To outward seeming the year at Mr. Freeland's passed off very smoothly. Not a blow was given me during the whole year. To the credit of Mr. Freeland, irreligious though he was, it must be stated that he was the best master I ever had until I became my own master and assumed for myself, as I had a right to do, the responsibility of my own existence and the exercise of my own powers.
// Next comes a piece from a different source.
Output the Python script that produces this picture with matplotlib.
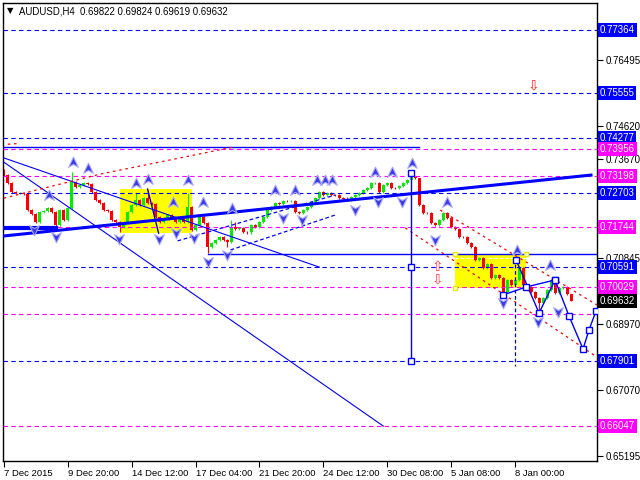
import matplotlib
matplotlib.use("Agg")
import matplotlib.pyplot as plt
from matplotlib.path import Path
from matplotlib.patches import Rectangle

plt.rcParams['font.family'] = ['Liberation Sans', 'DejaVu Sans']

# AUDUSD H4, bar index 0 = 7 Dec 2015 00:00
first_open = 0.7336
closes = [
    0.7322, 0.7299, 0.7274, 0.7271, 0.7272, 0.7268, 0.7222, 0.7211, 0.7188, 0.7216,
    0.7219, 0.7228, 0.7216, 0.7179, 0.7222, 0.7194, 0.7228, 0.7302, 0.7288, 0.7294,
    0.7299, 0.7296, 0.7274, 0.7251, 0.7242, 0.7222, 0.7220, 0.7194, 0.7188, 0.7174,
    0.7188, 0.7216, 0.7236, 0.7251, 0.7236, 0.7256, 0.7242, 0.7240, 0.7202, 0.7188,
    0.7199, 0.7208, 0.7199, 0.7188, 0.7199, 0.7188, 0.7231, 0.7165, 0.7179, 0.7202,
    0.7185, 0.7116, 0.7128, 0.7136, 0.7145, 0.7136, 0.7131, 0.7174, 0.7168, 0.7171,
    0.7159, 0.7158, 0.7179, 0.7174, 0.7188, 0.7202, 0.7222, 0.7231, 0.7242, 0.7239,
    0.7248, 0.7247, 0.7249, 0.7216, 0.7214, 0.7222, 0.7231, 0.7245, 0.7256, 0.7274,
    0.7265, 0.7271, 0.7265, 0.7264, 0.7256, 0.7255, 0.7251, 0.7259, 0.7265, 0.7271,
    0.7279, 0.7285, 0.7299, 0.7300, 0.7274, 0.7294, 0.7299, 0.7285, 0.7284, 0.7291,
    0.7299, 0.7308, 0.7316, 0.7313, 0.7236, 0.7214, 0.7213, 0.7185, 0.7179, 0.7194,
    0.7214, 0.7199, 0.7174, 0.7168, 0.7145, 0.7144, 0.7128, 0.7116, 0.7079, 0.7085,
    0.7057, 0.7068, 0.7028, 0.7036, 0.7028, 0.6988, 0.7022, 0.7008, 0.7022, 0.7057,
    0.7008, 0.7002, 0.6988, 0.6971, 0.6956, 0.6971, 0.6994, 0.7022, 0.6985, 0.6999,
    0.7002, 0.69822, 0.69632,
]
# wick lengths in pips
upper_wick = [
    4, 3, 3, 2, 3, 2, 3, 2, 2, 3,
    3, 4, 3, 2, 3, 3, 2, 29, 3, 3,
    3, 3, 2, 3, 2, 3, 2, 3, 2, 3,
    2, 3, 4, 20, 3, 4, 23, 3, 2, 3,
    2, 3, 2, 4, 3, 3, 40, 3, 2, 4,
    3, 3, 2, 3, 4, 2, 3, 20, 14, 3,
    3, 2, 3, 2, 3, 3, 2, 3, 3, 3,
    3, 2, 3, 2, 3, 3, 2, 3, 3, 3,
    2, 3, 3, 2, 3, 2, 3, 3, 3, 2,
    3, 3, 2, 3, 3, 3, 3, 2, 3, 3,
    3, 3, 11, 3, 1, 3, 3, 3, 3, 3,
    3, 3, 3, 3, 3, 3, 3, 3, 3, 4,
    3, 4, 3, 3, 3, 3, 3, 3, 3, 4,
    3, 3, 3, 3, 3, 3, 3, 3, 3, 3,
    3, 3, 0.2,
]
lower_wick = [
    3, 3, 2, 3, 3, 3, 2, 3, 3, 3,
    3, 3, 3, 6, 3, 3, 3, 3, 3, 2,
    3, 3, 3, 2, 3, 3, 3, 3, 3, 14,
    3, 3, 2, 3, 3, 3, 3, 3, 3, 3,
    3, 3, 3, 3, 3, 3, 3, 3, 3, 3,
    3, 17, 3, 3, 3, 3, 14, 3, 3, 3,
    3, 3, 3, 3, 3, 3, 3, 3, 3, 3,
    3, 3, 3, 3, 3, 3, 3, 3, 3, 3,
    3, 3, 3, 3, 3, 3, 3, 3, 3, 3,
    3, 3, 3, 3, 3, 3, 3, 3, 3, 3,
    3, 3, 3, 3, 3, 3, 3, 3, 3, 3,
    3, 3, 3, 3, 3, 3, 3, 3, 3, 3,
    3, 3, 3, 3, 3, 3, 3, 3, 3, 3,
    3, 3, 3, 3, 26, 3, 3, 3, 3, 3,
    3, 3, 1.3,
]

time_labels = ['7 Dec 2015', '9 Dec 20:00', '14 Dec 12:00', '17 Dec 04:00', '21 Dec 20:00',
               '24 Dec 12:00', '30 Dec 08:00', '5 Jan 08:00', '8 Jan 00:00']
time_bars = [0, 16, 32, 48, 64, 80, 96, 112, 128]

blue_levels = [0.77364, 0.75555, 0.74277, 0.72703, 0.70591, 0.67901]
magenta_levels = [0.73956, 0.73198, 0.71744, 0.70029, 0.66047]
magenta_extra = 0.6925
price_ticks = [0.76495, 0.74620, 0.73670, 0.70845, 0.68970, 0.67070, 0.65195]
last_price = 0.69632

# fractals (bar, price)
up_frac_bars = [17.25, 21, 11.25, 33, 36, 46, 42.25, 49.75, 57.25, 68, 73, 78.5, 80.5,
                82.25, 93, 97.25, 102.25, 111, 128.5, 136.75]
up_frac_prices = [0.7359, 0.7342, 0.7265, 0.7299, 0.7311, 0.7308, 0.7245, 0.7245, 0.7228,
                  0.7279, 0.7279, 0.7308, 0.7308, 0.7308, 0.7331, 0.7331, 0.7356, 0.7245,
                  0.7108, 0.7065]
dn_frac_bars = [7.5, 13, 28.75, 38.75, 43, 47.5, 51, 56, 70, 74.75, 88, 93.75, 99.75,
                108, 125, 133.75, 138.75]
dn_frac_prices = [0.7165, 0.7145, 0.7139, 0.7139, 0.7156, 0.7142, 0.7074, 0.7094, 0.7199,
                  0.7194, 0.7222, 0.7245, 0.7245, 0.7136, 0.6956, 0.6902, 0.6931]

# projection wave (bar, price)
wave_bars = [128.25, 134, 138, 141.5, 145, 146.5, 148.25]
wave_prices = [0.70794, 0.69280, 0.70223, 0.69194, 0.68251, 0.68794, 0.69337]
wave2_bars = [125, 130.75, 138]
wave2_prices = [0.69794, 0.70023, 0.70223]

fig = plt.figure(figsize=(6.4, 4.8), dpi=100)
ax = fig.add_axes([3 / 640, 1 - 461 / 480, 594 / 640, 458 / 480])
ax.set_xlim(-0.2, 148.5)
ax.set_ylim(0.65052, 0.78135)

# yellow rectangles
ax.add_patch(Rectangle((29, 0.71565), 18, 0.72822 - 0.71565, fc='#FFFF00', ec='none', zorder=1))
ax.add_patch(Rectangle((113, 0.69994), 17.75, 0.70965 - 0.69994, fc='#FFFF00', ec='none', zorder=1))
ax.plot([113, 130.75], [0.7085, 0.7085], color='white', lw=0.8, ls=(0, (3, 2)), zorder=1.5)
ax.plot([113, 113, 130.75], [0.70965, 0.69994, 0.70965], ls='none', marker='s', ms=3.5,
        mfc='white', mec='#E8E800', zorder=5)

# candles
opens = [first_open] + closes[:-1]
for i, (o, c) in enumerate(zip(opens, closes)):
    col = '#00EE00' if c >= o else '#FF0000'
    hi = max(o, c) + upper_wick[i] * 0.0001
    lo = min(o, c) - lower_wick[i] * 0.0001
    ax.vlines(i, lo, hi, color=col, lw=0.8, zorder=2)
    ax.bar(i, max(abs(c - o), 0.00006), bottom=min(o, c), width=0.75, color=col, zorder=2)

# horizontal levels
dash = (0, (4, 3))
for lv in blue_levels:
    ax.axhline(lv, color='#0000FF', lw=0.8, ls=dash, zorder=3)
for lv in magenta_levels + [magenta_extra]:
    ax.axhline(lv, color='#FF00FF', lw=0.8, ls=dash, zorder=3)

# solid horizontals
ax.plot([-0.2, 104], [0.7402, 0.7402], color='#0000FF', lw=1, zorder=3)
ax.plot([51, 148.5], [0.70965, 0.70965], color='#0000FF', lw=1, zorder=3)

# thin trend lines
ax.plot([0, 79], [0.7371, 0.7059], color='#0000FF', lw=0.8, zorder=3)
ax.plot([0, 95], [0.7359, 0.6605], color='#0000FF', lw=0.8, zorder=3)
ax.plot([36, 38.75], [0.7282, 0.7156], color='#0000FF', lw=1, zorder=3)
# thick trend lines
ax.plot([0, 147], [0.7148, 0.7322], color='#0000FF', lw=2.2, zorder=3)
ax.plot([-0.2, 13], [0.7171, 0.7171], color='#0000FF', lw=3, zorder=3)
# dashed blue channel
ax.plot([43.5, 83], [0.7134, 0.7265], color='#0000FF', lw=0.9, ls=(0, (3, 2)), zorder=3)
ax.plot([56.75, 83], [0.7108, 0.7208], color='#0000FF', lw=0.9, ls=(0, (3, 2)), zorder=3)

# red dotted lines
red_dot = (0, (2, 3))
ax.plot([0, 24.25, 57.5], [0.7256, 0.7325, 0.7402], color='#FF0000', lw=0.9, ls=red_dot, zorder=3)
ax.plot([1, 3.5], [0.7410, 0.7412], color='#FF0000', lw=0.9, ls=red_dot, zorder=3)
ax.plot([109.25, 148.5], [0.7222, 0.6951], color='#FF0000', lw=0.9, ls=red_dot, zorder=3)
ax.plot([100.5, 148.5], [0.7171, 0.6802], color='#FF0000', lw=0.9, ls=red_dot, zorder=3)

# vertical lines
ax.plot([102, 102], [0.7328, 0.67901], color='#0000FF', lw=1, zorder=3)
ax.plot([102, 102, 102], [0.7328, 0.70591, 0.67901], ls='none', marker='s', ms=4.5,
        mfc='white', mec='#0000FF', mew=1, zorder=5)
ax.plot([128, 128], [0.7085, 0.6777], color='#0000FF', lw=0.9, ls=(0, (3, 2)), zorder=3)

# projection waves
ax.plot(wave_bars, wave_prices, color='#0000FF', lw=1, marker='s', ms=4.5,
        mfc='white', mec='#0000FF', zorder=5)
ax.plot(wave2_bars, wave2_prices, color='#0000FF', lw=1, marker='s', ms=4.5,
        mfc='white', mec='#0000FF', zorder=5)

# fractal arrows
up_path = Path([(0, 1), (0.9, -0.9), (0, -0.35), (-0.9, -0.9), (0, 1)],
               [Path.MOVETO, Path.LINETO, Path.LINETO, Path.LINETO, Path.CLOSEPOLY])
dn_path = Path([(0, -1), (0.9, 0.9), (0, 0.35), (-0.9, 0.9), (0, -1)],
               [Path.MOVETO, Path.LINETO, Path.LINETO, Path.LINETO, Path.CLOSEPOLY])
ax.scatter(up_frac_bars, up_frac_prices, marker=up_path, s=60, c='#3A3AE8',
           edgecolors='#A8A8FF', linewidths=0.8, zorder=4)
ax.scatter(dn_frac_bars, dn_frac_prices, marker=dn_path, s=60, c='#3A3AE8',
           edgecolors='#A8A8FF', linewidths=0.8, zorder=4)

# outline arrows
ax.text(132.5, 0.7579, '\u21e9', color='#FF2020', fontsize=10, ha='center', va='center',
        family='DejaVu Sans', zorder=5)
ax.text(108.5, 0.7060, '\u21e7', color='#FF4040', fontsize=10, ha='center', va='center',
        family='DejaVu Sans', zorder=5)
ax.text(108.5, 0.7024, '\u21e9', color='#FF4040', fontsize=10, ha='center', va='center',
        family='DejaVu Sans', zorder=5)

# axes styling
for sp in ax.spines.values():
    sp.set_color('black')
    sp.set_linewidth(1)
ax.yaxis.tick_right()
ax.set_yticks(price_ticks)
ax.set_yticklabels([f'{p:.5f}' for p in price_ticks])
ax.tick_params(axis='y', length=4, width=0.8, pad=2, labelsize=7)
ax.set_xticks(time_bars)
ax.set_xticklabels(time_labels, ha='left')
ax.tick_params(axis='x', length=4, width=0.8, pad=2, labelsize=6.8)

# level labels
ytrans = ax.get_yaxis_transform()
def level_label(price, color):
    ax.text(1.0045, price, f'{price:.5f}', transform=ytrans, ha='left', va='center',
            color='white', fontsize=7, clip_on=False, zorder=6,
            bbox=dict(boxstyle='square,pad=0.2', fc=color, ec='none'))

for lv in blue_levels:
    level_label(lv, '#0000FF')
for lv in magenta_levels:
    level_label(lv, '#FF00FF')
level_label(last_price, '#000000')

# header
fig.text(7 / 640, 1 - 11 / 480, '\u25bc', fontsize=6, va='center', ha='left', family='DejaVu Sans')
fig.text(19 / 640, 1 - 11 / 480, 'AUDUSD,H4  0.69822 0.69824 0.69619 0.69632',
         fontsize=6.9, va='center', ha='left')

fig.savefig('out.png', dpi=100)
For much of the happiness, or absence of misery, with which I passed this year, I am indebted to the genial temper and ardent friendship of my brother slaves. They were every one of them manly, generous and brave. Yes, I say they were brave, and I will add, fine-looking. It is seldom the lot of any one to have truer and better friends than were the slaves on this farm. It was not uncommon to charge slaves with great treachery toward each other, but I must say I never loved, esteemed, or confided in men more than I did in these. They were as true as steel, and no band of brothers could be more loving. There were no mean advantages taken of each other, no tattling, no giving each other bad names to Mr. Freeland, and no elevating one at the expense of the other. We never undertook anything of any importance which was likely to affect each other, without mutual consultation. We were generally a unit, and moved together. Thoughts and sentiments were exchanged between us which might well have been considered incendiary had they been known by our masters. The slaveholder, were
he kind or cruel, was a slaveholder still, the every-hour violator of the just and inalienable rights of man, and he was therefore every hour silently but surely whetting the knife of vengeance for his own throat. He never lisped a syllable in commendation of the fathers of this republic without inviting the sword, and asserting the right of rebellion for his own slaves.